Natürlich bedeutet Vertrauen an dieser Stelle, dass man auch darauf vertrauen können muss, dass wenn die gute Beziehung einmal scheitert, eine Zusammenarbeit noch möglich ist oder ein gutes Auseinandergehen mit einem Rest Loyalität geschehen kann. Es besteht die Gefahr, dass das gegenseitig Anvertraute irgendwann genutzt oder verraten wird. Je nach Inhalt kann dies auf verschiedene Weise gefährlich werden.
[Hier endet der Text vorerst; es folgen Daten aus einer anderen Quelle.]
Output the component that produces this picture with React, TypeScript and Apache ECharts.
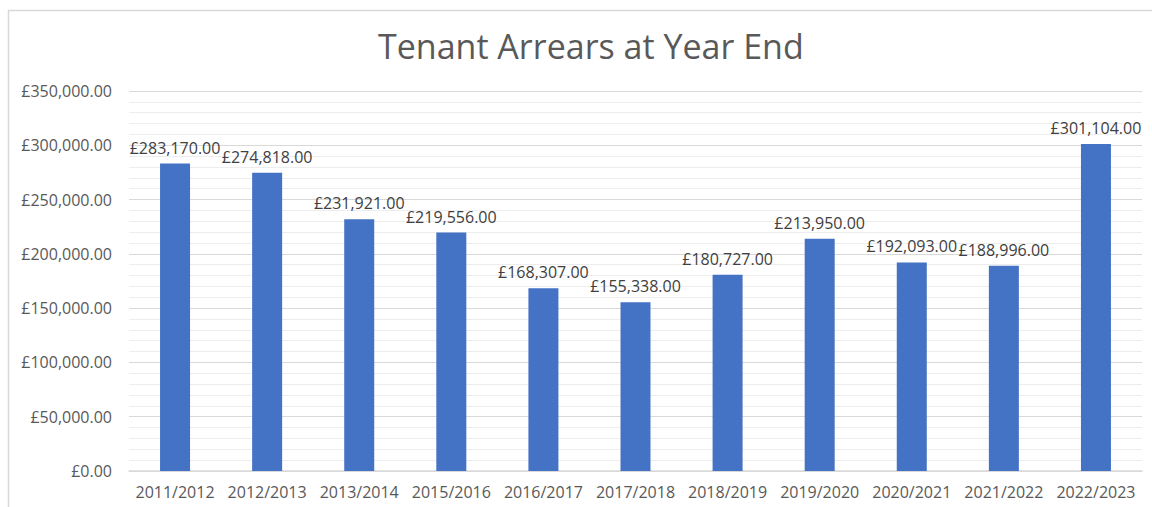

Wie auf der ganzen Welt gilt, dass man sich natürlich überlegen sollte, mit wem man welche Beziehungen eingeht und wem man auch seine Schwächen mehr verrät als es unbedingt nötig ist. Eine kalte Welt, in der niemand dem anderen vertraut, macht unsere Gesellschaft jedoch nicht besser. Wer das Gefühl hat, dass sich jemand anderes ihm öffnet, wird sich meist selbst mehr öffnen und anvertrauen. Die Gefahr, dass diese Offenheit irgendwann zum Problem wird, besteht dann für beide. Wenn sich mehr Menschen einander vertrauen, bildet sich ein Beziehungsnetzwerk. Es entsteht ein Team, welches sich kennt und vertraut. Es entsteht Zusammenhalt. Genau dieser Zusammenhalt ist notwendig für eine sozial gerechte und freie Gesellschaft.